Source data
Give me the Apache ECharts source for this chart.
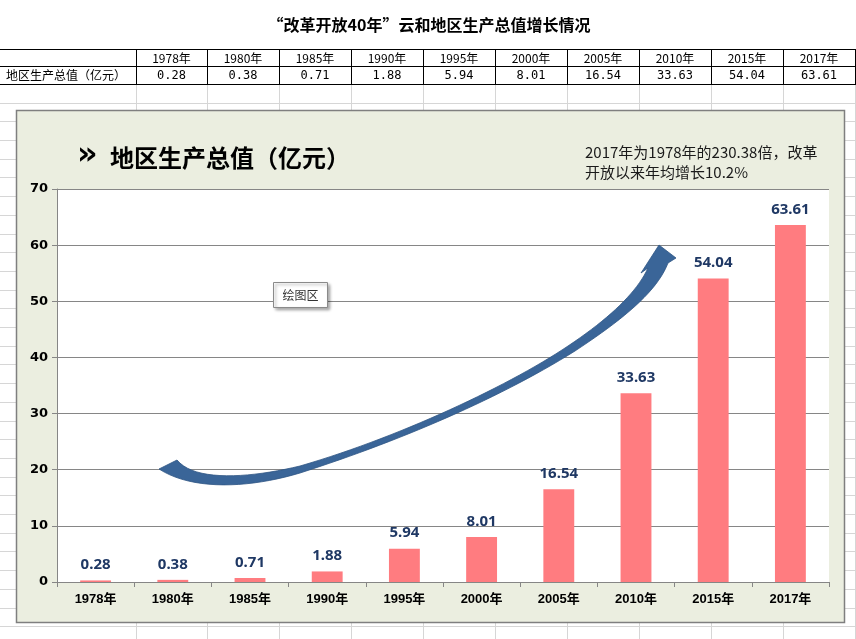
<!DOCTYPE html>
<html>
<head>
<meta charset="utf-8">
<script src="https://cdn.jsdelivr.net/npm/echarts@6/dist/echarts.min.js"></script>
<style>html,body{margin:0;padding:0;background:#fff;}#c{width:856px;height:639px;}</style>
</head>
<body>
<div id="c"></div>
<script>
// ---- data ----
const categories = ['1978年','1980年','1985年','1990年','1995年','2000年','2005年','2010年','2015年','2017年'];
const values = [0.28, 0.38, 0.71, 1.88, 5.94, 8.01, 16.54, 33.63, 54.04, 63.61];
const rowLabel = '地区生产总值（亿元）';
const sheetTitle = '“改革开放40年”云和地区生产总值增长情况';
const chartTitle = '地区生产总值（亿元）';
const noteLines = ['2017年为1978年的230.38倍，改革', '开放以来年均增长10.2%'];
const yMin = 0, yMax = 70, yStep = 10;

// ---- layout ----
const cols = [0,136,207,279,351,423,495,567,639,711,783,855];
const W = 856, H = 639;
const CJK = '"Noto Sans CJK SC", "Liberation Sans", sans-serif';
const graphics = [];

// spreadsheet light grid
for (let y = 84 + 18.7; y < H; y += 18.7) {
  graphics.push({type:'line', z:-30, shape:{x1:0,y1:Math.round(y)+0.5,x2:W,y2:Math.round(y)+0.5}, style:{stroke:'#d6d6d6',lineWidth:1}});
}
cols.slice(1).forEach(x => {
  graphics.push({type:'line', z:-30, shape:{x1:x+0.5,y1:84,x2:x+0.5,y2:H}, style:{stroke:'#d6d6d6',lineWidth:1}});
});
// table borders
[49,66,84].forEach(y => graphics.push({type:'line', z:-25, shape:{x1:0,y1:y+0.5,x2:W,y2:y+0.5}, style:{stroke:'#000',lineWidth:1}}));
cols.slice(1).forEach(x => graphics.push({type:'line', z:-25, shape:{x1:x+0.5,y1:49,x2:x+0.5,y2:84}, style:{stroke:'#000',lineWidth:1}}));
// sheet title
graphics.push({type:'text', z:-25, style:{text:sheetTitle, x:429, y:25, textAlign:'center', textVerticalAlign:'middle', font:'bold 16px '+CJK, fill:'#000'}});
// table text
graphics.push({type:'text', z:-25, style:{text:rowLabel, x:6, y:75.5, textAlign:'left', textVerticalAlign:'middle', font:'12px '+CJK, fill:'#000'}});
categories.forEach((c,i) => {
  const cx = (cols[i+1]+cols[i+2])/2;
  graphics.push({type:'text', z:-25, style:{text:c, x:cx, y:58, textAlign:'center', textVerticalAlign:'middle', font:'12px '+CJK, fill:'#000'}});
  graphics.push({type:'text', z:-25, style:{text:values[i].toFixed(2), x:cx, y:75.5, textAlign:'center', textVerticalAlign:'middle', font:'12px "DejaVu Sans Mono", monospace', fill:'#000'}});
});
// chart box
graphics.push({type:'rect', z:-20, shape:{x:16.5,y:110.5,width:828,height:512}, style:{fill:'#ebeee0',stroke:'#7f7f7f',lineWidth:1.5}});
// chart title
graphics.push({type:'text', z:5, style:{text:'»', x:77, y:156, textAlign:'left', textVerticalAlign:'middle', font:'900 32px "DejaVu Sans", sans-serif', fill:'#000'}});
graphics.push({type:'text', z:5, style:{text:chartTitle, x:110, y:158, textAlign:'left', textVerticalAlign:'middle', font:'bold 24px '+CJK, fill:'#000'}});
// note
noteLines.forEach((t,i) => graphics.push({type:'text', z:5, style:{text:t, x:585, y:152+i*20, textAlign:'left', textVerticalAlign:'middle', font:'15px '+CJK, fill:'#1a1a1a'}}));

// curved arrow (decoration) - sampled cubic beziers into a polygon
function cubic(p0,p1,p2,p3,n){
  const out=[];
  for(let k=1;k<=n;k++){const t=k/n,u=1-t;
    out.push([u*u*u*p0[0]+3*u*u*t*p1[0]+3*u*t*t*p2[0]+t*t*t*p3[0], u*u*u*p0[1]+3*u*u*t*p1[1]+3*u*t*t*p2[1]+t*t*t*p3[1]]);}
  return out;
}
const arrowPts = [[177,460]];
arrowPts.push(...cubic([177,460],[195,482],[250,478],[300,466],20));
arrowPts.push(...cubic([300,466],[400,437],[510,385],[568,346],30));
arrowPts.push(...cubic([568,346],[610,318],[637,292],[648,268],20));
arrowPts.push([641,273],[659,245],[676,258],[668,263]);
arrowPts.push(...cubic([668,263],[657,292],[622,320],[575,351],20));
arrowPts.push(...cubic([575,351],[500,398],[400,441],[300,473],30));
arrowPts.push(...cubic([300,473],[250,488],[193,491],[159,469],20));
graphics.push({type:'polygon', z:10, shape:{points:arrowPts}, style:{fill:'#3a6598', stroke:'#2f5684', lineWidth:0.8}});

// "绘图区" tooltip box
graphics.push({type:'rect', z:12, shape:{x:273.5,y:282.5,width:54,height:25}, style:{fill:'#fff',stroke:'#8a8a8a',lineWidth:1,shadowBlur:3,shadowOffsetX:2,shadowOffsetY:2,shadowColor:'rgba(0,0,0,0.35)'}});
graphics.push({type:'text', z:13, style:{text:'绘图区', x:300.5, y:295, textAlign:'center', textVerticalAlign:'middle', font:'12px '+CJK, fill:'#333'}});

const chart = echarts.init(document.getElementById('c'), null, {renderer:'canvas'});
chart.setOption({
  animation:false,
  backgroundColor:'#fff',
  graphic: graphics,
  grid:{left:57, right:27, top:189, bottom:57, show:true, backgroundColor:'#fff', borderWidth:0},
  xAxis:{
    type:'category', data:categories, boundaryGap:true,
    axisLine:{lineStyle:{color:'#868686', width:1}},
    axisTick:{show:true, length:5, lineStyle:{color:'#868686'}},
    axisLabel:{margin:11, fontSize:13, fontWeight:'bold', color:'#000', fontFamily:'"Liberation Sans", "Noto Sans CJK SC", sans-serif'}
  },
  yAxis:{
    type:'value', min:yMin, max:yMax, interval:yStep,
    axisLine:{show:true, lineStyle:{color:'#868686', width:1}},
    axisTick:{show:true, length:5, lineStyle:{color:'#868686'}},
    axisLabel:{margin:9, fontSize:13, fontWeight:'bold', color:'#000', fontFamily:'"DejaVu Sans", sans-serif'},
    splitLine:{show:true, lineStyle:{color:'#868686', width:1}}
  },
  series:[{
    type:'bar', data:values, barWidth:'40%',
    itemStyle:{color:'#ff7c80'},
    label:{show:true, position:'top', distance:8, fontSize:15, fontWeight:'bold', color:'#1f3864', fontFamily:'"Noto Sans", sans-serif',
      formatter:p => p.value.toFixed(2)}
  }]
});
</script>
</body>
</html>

--

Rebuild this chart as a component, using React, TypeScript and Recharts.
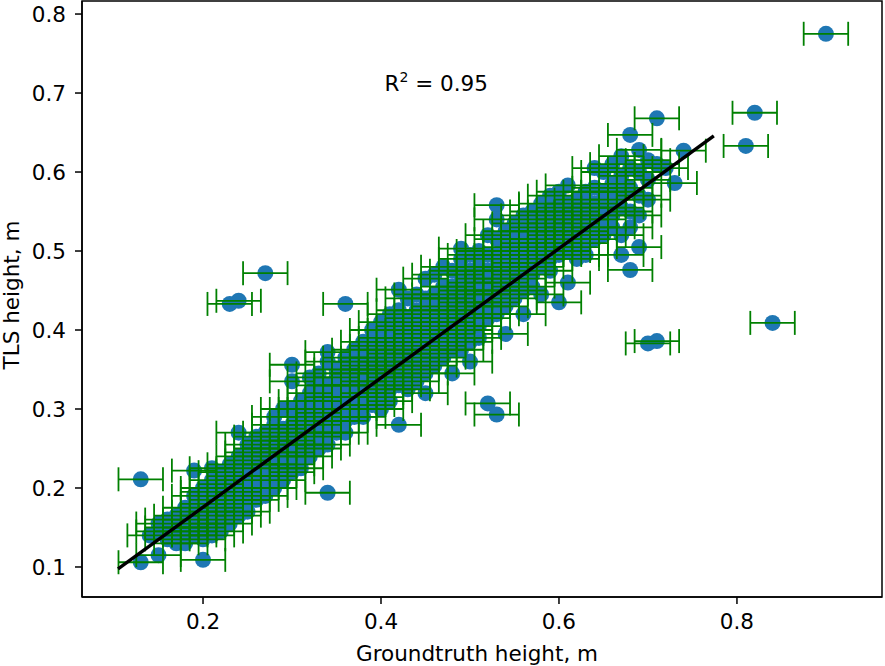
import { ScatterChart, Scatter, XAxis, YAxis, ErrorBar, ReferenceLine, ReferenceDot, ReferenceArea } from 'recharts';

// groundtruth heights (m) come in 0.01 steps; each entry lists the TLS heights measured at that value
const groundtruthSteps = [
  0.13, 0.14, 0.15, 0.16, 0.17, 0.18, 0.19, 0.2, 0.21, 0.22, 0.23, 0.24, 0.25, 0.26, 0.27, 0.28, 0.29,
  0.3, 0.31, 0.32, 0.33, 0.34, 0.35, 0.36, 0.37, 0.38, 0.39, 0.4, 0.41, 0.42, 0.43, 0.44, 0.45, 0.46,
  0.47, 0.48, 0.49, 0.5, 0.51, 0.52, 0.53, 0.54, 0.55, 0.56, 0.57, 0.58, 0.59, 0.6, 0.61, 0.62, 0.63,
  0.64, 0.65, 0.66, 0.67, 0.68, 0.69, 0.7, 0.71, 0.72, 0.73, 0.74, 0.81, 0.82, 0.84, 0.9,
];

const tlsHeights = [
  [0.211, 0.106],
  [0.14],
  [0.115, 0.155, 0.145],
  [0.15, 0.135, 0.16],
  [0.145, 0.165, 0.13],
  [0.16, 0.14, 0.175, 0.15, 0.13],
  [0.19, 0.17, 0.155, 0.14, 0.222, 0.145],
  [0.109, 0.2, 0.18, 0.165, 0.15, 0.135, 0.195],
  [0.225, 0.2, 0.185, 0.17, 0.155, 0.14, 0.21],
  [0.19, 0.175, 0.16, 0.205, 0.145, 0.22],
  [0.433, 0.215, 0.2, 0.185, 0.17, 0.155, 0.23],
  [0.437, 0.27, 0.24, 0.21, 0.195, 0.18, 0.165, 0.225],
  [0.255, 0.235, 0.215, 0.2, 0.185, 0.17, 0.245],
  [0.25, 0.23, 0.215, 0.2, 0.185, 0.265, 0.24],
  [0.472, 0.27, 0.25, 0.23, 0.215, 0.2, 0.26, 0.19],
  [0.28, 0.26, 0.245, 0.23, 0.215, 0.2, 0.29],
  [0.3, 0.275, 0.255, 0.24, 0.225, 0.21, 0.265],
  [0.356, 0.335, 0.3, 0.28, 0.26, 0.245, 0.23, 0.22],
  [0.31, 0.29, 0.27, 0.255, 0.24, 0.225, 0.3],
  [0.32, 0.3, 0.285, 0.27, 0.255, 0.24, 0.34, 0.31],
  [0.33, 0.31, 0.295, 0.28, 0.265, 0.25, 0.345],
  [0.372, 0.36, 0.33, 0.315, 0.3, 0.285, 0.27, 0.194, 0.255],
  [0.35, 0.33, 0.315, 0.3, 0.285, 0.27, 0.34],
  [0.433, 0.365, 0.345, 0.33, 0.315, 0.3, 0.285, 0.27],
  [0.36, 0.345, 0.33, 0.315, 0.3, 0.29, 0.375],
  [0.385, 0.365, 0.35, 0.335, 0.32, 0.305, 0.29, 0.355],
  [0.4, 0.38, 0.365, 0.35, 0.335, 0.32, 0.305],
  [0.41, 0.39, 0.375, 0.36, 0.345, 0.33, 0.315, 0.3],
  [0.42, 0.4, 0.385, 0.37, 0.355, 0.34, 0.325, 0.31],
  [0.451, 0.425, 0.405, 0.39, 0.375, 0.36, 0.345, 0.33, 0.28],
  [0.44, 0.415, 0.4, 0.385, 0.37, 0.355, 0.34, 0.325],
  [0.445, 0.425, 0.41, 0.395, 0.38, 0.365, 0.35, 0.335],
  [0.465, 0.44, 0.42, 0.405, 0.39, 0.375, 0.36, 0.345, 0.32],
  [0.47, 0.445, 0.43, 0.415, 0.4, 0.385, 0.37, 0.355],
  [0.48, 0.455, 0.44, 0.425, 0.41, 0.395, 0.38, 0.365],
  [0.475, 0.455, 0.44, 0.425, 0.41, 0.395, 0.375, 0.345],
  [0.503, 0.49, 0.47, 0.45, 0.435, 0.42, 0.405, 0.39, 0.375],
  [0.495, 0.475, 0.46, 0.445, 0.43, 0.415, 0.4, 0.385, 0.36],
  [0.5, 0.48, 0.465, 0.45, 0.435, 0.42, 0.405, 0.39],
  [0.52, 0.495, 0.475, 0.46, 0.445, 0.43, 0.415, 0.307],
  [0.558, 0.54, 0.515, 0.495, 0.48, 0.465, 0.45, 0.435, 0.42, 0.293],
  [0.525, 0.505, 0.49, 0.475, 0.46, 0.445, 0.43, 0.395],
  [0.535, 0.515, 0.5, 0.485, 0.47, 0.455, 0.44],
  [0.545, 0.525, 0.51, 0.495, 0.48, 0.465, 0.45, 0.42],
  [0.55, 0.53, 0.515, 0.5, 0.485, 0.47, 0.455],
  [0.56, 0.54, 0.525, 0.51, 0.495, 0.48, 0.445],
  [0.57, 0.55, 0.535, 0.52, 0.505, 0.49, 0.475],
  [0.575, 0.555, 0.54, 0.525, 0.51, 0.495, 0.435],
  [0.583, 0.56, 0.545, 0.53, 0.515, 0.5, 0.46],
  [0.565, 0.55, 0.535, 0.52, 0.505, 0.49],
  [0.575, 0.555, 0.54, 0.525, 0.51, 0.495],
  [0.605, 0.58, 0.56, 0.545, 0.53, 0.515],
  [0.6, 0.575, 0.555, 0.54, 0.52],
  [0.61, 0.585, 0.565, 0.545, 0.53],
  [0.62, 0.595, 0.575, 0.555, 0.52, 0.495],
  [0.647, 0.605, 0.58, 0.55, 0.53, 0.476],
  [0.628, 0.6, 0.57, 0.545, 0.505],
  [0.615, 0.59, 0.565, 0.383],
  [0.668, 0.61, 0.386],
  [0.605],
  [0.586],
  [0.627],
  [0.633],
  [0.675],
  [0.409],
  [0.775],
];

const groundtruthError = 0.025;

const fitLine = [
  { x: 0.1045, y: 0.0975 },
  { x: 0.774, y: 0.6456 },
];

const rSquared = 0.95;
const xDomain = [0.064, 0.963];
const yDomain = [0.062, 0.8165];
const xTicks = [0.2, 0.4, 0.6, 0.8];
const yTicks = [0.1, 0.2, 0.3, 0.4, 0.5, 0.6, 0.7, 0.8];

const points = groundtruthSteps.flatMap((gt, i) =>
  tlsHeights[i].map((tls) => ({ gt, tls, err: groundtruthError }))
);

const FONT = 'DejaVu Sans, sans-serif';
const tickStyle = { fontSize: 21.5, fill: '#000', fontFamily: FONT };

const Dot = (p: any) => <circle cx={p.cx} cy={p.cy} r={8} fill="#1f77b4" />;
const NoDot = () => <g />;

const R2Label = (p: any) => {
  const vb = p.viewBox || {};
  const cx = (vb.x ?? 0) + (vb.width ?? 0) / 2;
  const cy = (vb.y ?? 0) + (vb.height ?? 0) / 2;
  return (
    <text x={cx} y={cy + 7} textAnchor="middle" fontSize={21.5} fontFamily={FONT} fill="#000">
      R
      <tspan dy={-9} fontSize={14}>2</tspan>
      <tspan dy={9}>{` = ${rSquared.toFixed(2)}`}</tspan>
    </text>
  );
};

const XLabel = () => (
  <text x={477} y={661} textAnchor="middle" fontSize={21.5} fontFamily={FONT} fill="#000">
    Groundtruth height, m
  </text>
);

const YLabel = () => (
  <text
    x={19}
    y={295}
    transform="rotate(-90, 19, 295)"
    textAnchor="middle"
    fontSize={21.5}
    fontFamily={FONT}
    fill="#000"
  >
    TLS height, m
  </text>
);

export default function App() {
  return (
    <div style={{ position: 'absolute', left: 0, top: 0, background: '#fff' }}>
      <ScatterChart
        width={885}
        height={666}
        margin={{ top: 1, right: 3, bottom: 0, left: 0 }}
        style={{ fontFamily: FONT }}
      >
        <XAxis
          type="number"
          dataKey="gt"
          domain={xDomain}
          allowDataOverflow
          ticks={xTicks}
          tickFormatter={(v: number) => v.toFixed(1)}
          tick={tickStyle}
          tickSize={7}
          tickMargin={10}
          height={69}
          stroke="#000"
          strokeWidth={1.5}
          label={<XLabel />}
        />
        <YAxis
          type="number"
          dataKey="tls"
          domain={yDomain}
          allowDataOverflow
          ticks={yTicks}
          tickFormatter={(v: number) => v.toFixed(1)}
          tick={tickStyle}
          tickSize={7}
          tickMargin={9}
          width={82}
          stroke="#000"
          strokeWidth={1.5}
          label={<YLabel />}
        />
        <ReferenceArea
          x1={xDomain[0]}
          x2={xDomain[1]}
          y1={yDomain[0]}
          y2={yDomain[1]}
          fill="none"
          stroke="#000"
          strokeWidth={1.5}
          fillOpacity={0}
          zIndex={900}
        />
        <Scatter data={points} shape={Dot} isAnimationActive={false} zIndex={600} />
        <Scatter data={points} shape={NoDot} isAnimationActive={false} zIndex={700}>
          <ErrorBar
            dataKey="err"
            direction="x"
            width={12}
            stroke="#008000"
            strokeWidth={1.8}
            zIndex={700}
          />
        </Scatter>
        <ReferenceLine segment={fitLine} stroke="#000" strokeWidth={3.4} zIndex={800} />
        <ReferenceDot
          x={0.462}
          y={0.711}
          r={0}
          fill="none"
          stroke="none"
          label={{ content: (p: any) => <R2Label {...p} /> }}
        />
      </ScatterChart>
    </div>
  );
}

• WHAT THE TASK ASKS
Only the lines from the one with "Give me the" down to the one with "const yMin = 0, yMax = 70, yStep = 10;" belong in your copy, both ends included; write them out exactly and skip any pictures.

• RESPONSE BELOW
Give me the Apache ECharts source for this chart.
<!DOCTYPE html>
<html>
<head>
<meta charset="utf-8">
<script src="https://cdn.jsdelivr.net/npm/echarts@6/dist/echarts.min.js"></script>
<style>html,body{margin:0;padding:0;background:#fff;}#c{width:856px;height:639px;}</style>
</head>
<body>
<div id="c"></div>
<script>
// ---- data ----
const categories = ['1978年','1980年','1985年','1990年','1995年','2000年','2005年','2010年','2015年','2017年'];
const values = [0.28, 0.38, 0.71, 1.88, 5.94, 8.01, 16.54, 33.63, 54.04, 63.61];
const rowLabel = '地区生产总值（亿元）';
const sheetTitle = '“改革开放40年”云和地区生产总值增长情况';
const chartTitle = '地区生产总值（亿元）';
const noteLines = ['2017年为1978年的230.38倍，改革', '开放以来年均增长10.2%'];
const yMin = 0, yMax = 70, yStep = 10;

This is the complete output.